3. Push Documents to Trove

Send documents to the Sync API in batches of up to 50:

curl -X POST https://api.ontrove.sh/api/sync/documents \
  -H "Authorization: Bearer YOUR_TOKEN" \
  -H "Content-Type: application/json" \
  -d '{
    "connector_id": "YOUR_CONNECTOR_ID",
    "documents": [
      {
        "external_id": "notion-page-abc123",
        "title": "Meeting Notes - Q1 Planning",
        "text": "Full text of the Notion page...",
        "author": "Jane Smith",
        "date": "2026-03-20T10:00:00Z",
        "content_type": "text",
        "tags": ["meetings", "planning"]
      }
    ]
  }'

Each document in the batch accepts these fields:

Field	Required	Description
`external_id`	Yes	Stable identifier from the source system (used for dedup)
`title`	No	Document title
`text`	No*	Full text content
`url`	No	Original URL
`author`	No	Content author
`date`	No	Original creation date (ISO 8601)
`content_type`	No	`text`, `transcript`, `highlight`, or `bookmark` (default: `text`)
`tags`	No	Array of string tags
`metadata`	No	Arbitrary JSON for connector-specific data

*At least text or audio_url must be provided. If you provide audio_url, Trove queues a transcription workflow.

4. Handle Pagination

For large datasets, send documents in batches of 50. Use the cursor field to track your sync position:

{
  "connector_id": "YOUR_CONNECTOR_ID",
  "cursor": "page-3-of-10",
  "documents": [...]
}

The cursor is stored on the connector and returned in the response. On the next run, read the cursor to know where you left off.

5. Handle Deduplication

Use stable external_id values (e.g., the Notion page ID, the Slack message timestamp, the email message ID). If you sync the same external_id from the same connector again, Trove skips it automatically. Re-running your sync is safe and idempotent.

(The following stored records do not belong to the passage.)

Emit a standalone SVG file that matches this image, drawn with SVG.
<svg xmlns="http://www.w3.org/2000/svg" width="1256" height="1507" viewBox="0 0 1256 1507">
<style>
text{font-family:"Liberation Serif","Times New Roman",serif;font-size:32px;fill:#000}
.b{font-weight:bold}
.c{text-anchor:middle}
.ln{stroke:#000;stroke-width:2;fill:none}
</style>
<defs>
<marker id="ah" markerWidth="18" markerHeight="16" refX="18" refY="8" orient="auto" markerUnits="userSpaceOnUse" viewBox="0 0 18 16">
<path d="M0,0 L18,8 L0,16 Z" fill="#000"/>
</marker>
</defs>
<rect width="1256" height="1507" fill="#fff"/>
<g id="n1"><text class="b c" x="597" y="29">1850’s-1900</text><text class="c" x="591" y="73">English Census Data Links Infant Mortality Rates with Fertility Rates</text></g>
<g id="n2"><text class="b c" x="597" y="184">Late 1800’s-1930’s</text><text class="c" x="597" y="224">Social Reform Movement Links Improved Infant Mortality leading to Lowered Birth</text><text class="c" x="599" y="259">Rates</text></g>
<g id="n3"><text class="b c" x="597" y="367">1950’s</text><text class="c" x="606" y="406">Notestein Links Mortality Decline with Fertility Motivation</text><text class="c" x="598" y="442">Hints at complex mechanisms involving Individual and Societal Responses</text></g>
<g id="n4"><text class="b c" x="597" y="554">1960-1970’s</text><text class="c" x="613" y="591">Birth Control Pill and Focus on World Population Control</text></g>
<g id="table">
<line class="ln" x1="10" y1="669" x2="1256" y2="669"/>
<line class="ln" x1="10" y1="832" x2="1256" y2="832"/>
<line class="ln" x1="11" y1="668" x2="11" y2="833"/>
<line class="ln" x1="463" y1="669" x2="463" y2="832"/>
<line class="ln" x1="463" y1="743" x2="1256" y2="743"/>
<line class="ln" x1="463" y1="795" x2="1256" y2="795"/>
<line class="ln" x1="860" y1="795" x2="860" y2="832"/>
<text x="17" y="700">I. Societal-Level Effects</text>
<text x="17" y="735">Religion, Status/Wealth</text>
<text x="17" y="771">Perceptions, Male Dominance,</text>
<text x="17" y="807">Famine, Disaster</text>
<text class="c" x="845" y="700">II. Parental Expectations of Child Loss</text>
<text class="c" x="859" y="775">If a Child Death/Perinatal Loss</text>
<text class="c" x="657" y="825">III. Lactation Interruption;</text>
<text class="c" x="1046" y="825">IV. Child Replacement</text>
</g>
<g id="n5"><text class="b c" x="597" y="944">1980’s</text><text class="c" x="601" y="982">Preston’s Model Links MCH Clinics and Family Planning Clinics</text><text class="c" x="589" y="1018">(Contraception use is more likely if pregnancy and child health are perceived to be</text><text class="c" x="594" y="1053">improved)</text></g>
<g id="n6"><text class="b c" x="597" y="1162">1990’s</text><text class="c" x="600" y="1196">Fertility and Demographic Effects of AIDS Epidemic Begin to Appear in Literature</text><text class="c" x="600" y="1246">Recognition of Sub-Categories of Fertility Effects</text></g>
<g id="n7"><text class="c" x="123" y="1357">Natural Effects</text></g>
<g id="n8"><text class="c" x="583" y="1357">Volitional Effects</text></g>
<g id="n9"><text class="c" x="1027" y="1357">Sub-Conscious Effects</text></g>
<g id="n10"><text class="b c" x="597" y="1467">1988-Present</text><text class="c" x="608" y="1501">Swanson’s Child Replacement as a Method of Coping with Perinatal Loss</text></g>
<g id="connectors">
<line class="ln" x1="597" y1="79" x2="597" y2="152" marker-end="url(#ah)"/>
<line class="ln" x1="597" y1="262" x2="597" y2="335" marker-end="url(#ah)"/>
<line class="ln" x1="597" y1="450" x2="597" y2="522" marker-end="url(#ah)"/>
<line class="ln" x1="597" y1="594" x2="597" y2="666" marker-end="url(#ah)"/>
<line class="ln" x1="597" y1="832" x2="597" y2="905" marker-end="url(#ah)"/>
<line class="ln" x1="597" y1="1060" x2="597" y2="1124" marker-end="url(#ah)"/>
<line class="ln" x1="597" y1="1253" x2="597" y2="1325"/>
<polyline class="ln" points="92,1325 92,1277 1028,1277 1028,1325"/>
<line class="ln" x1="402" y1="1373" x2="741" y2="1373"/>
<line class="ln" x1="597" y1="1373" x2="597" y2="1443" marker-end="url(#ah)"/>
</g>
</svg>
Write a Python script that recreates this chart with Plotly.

Example: Notion Connector (TypeScript)

async function syncNotion(connectorId: string, token: string) {
  const pages = await fetchNotionPages(); // Your Notion API calls

  const documents = pages.map(page => ({
    external_id: page.id,
    title: page.title,
    text: page.content,
    author: page.author,
    date: page.lastEdited,
    content_type: 'text' as const,
    tags: page.tags,
  }));

  // Send in batches of 50
  for (let i = 0; i < documents.length; i += 50) {
    const batch = documents.slice(i, i + 50);
    const response = await fetch('https://api.ontrove.sh/api/sync/documents', {
      method: 'POST',
      headers: {
        'Authorization': `Bearer ${token}`,
        'Content-Type': 'application/json',
      },
      body: JSON.stringify({
        connector_id: connectorId,
        documents: batch,
      }),
    });

    const result = await response.json();
    console.log(`Indexed: ${result.documentsIndexed}, Skipped: ${result.documentsSkipped}`);

    if (result.errors.length > 0) {
      console.error('Errors:', result.errors);
    }
  }
}

Response Format

The Sync API returns:

{
  "documentsIndexed": 12,
  "documentsSkipped": 3,
  "errors": [
    { "external_id": "page-xyz", "error": "Text content is empty" }
  ],
  "cursor": "page-3-of-10"
}

documentsIndexed. Number of new documents successfully ingested.
documentsSkipped. Number of documents skipped due to deduplication.
errors. Array of per-document errors with the external_id that failed and the reason.
cursor. Echoed back if you provided one.

Incremental Sync

For efficiency, only sync new or updated content on subsequent runs.

Store the cursor value between runs (in a file, database, or environment variable).
On the next run, use the cursor to fetch only content created or modified since the last sync.
How you implement “fetch since cursor” depends on the source API. Some support updated_after parameters; others require you to track timestamps yourself.